___ Data section ___

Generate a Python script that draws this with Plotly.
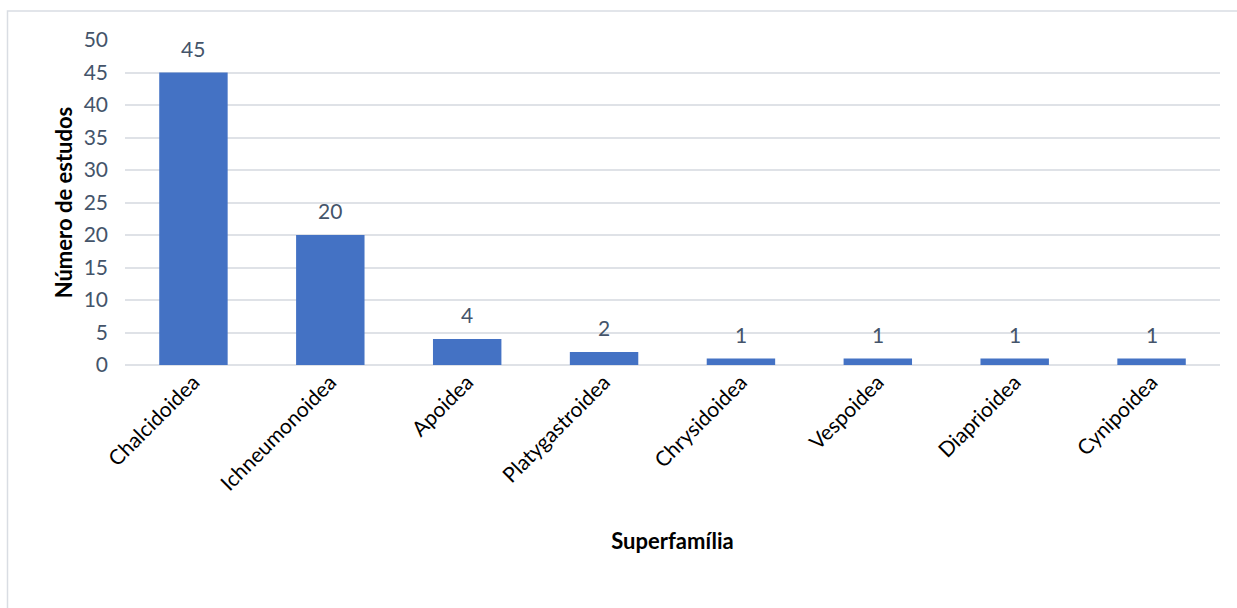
import plotly.graph_objects as go

categories = ["Chalcidoidea", "Ichneumonoidea", "Apoidea", "Platygastroidea",
              "Chrysidoidea", "Vespoidea", "Diaprioidea", "Cynipoidea"]
values = [45, 20, 4, 2, 1, 1, 1, 1]
y_ticks = [0, 5, 10, 15, 20, 25, 30, 35, 40, 45, 50]

W, H = 1237, 608
L, R, T, B = 125, 17, 40, 243
pw, ph = W - L - R, H - T - B

FONT = "Lato, Calibri, sans-serif"
TICK_COLOR = "#44546a"

fig = go.Figure(go.Bar(
    x=categories, y=values,
    marker=dict(color="#4472c4", line=dict(width=0)),
    width=0.5,
    cliponaxis=False,
    hoverinfo="x+y",
))

for c, v in zip(categories, values):
    fig.add_annotation(x=c, y=v, xref="x", yref="y", text=str(v), showarrow=False,
                       yanchor="bottom", yshift=10,
                       font=dict(family=FONT, size=21, color=TICK_COLOR))

def px(x):
    return (x - L) / pw

def py(y):
    return (H - B - y) / ph

fig.add_shape(type="rect", xref="paper", yref="paper",
              x0=px(7.5), x1=px(1245), y0=py(11), y1=py(620),
              line=dict(color="#d9dde3", width=1.5), fillcolor="rgba(0,0,0,0)", layer="below")

fig.update_layout(
    width=W, height=H,
    margin=dict(l=L, r=R, t=T, b=B, autoexpand=False),
    paper_bgcolor="white", plot_bgcolor="white",
    showlegend=False,
    bargap=0.5,
    font=dict(family=FONT),
    xaxis=dict(
        tickangle=-45,
        tickfont=dict(family=FONT, size=21, color="black"),
        showgrid=False, showline=False, zeroline=False,
        ticks="", automargin=False,
        title=dict(text="<b>Superfamília</b>", font=dict(family=FONT, size=22, color="black"), standoff=39),
    ),
    yaxis=dict(
        range=[0, 50], tickvals=y_ticks,
        tickfont=dict(family=FONT, size=21, color=TICK_COLOR),
        showgrid=True, gridcolor="#dfe2e7", gridwidth=1.5,
        zeroline=True, zerolinecolor="#dfe2e7", zerolinewidth=1.5,
        showline=False, ticks="", ticklabelstandoff=16, automargin=False,
        title=dict(text="<b>Número de estudos</b>", font=dict(family=FONT, size=22, color="black"), standoff=4),
    ),
)

fig.write_html("out.html")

___

=== Goal ===
Working from the material above, transcribe it exactly while omitting pictures.

=== Solution ===
Generate a Python script that draws this with Plotly.
import plotly.graph_objects as go

categories = ["Chalcidoidea", "Ichneumonoidea", "Apoidea", "Platygastroidea",
              "Chrysidoidea", "Vespoidea", "Diaprioidea", "Cynipoidea"]
values = [45, 20, 4, 2, 1, 1, 1, 1]
y_ticks = [0, 5, 10, 15, 20, 25, 30, 35, 40, 45, 50]

W, H = 1237, 608
L, R, T, B = 125, 17, 40, 243
pw, ph = W - L - R, H - T - B

FONT = "Lato, Calibri, sans-serif"
TICK_COLOR = "#44546a"

fig = go.Figure(go.Bar(
    x=categories, y=values,
    marker=dict(color="#4472c4", line=dict(width=0)),
    width=0.5,
    cliponaxis=False,
    hoverinfo="x+y",
))

for c, v in zip(categories, values):
    fig.add_annotation(x=c, y=v, xref="x", yref="y", text=str(v), showarrow=False,
                       yanchor="bottom", yshift=10,
                       font=dict(family=FONT, size=21, color=TICK_COLOR))

def px(x):
    return (x - L) / pw

def py(y):
    return (H - B - y) / ph

fig.add_shape(type="rect", xref="paper", yref="paper",
              x0=px(7.5), x1=px(1245), y0=py(11), y1=py(620),
              line=dict(color="#d9dde3", width=1.5), fillcolor="rgba(0,0,0,0)", layer="below")

fig.update_layout(
    width=W, height=H,
    margin=dict(l=L, r=R, t=T, b=B, autoexpand=False),
    paper_bgcolor="white", plot_bgcolor="white",
    showlegend=False,
    bargap=0.5,
    font=dict(family=FONT),
    xaxis=dict(
        tickangle=-45,
        tickfont=dict(family=FONT, size=21, color="black"),
        showgrid=False, showline=False, zeroline=False,
        ticks="", automargin=False,
        title=dict(text="<b>Superfamília</b>", font=dict(family=FONT, size=22, color="black"), standoff=39),
    ),
    yaxis=dict(
        range=[0, 50], tickvals=y_ticks,
        tickfont=dict(family=FONT, size=21, color=TICK_COLOR),
        showgrid=True, gridcolor="#dfe2e7", gridwidth=1.5,
        zeroline=True, zerolinecolor="#dfe2e7", zerolinewidth=1.5,
        showline=False, ticks="", ticklabelstandoff=16, automargin=False,
        title=dict(text="<b>Número de estudos</b>", font=dict(family=FONT, size=22, color="black"), standoff=4),
    ),
)

fig.write_html("out.html")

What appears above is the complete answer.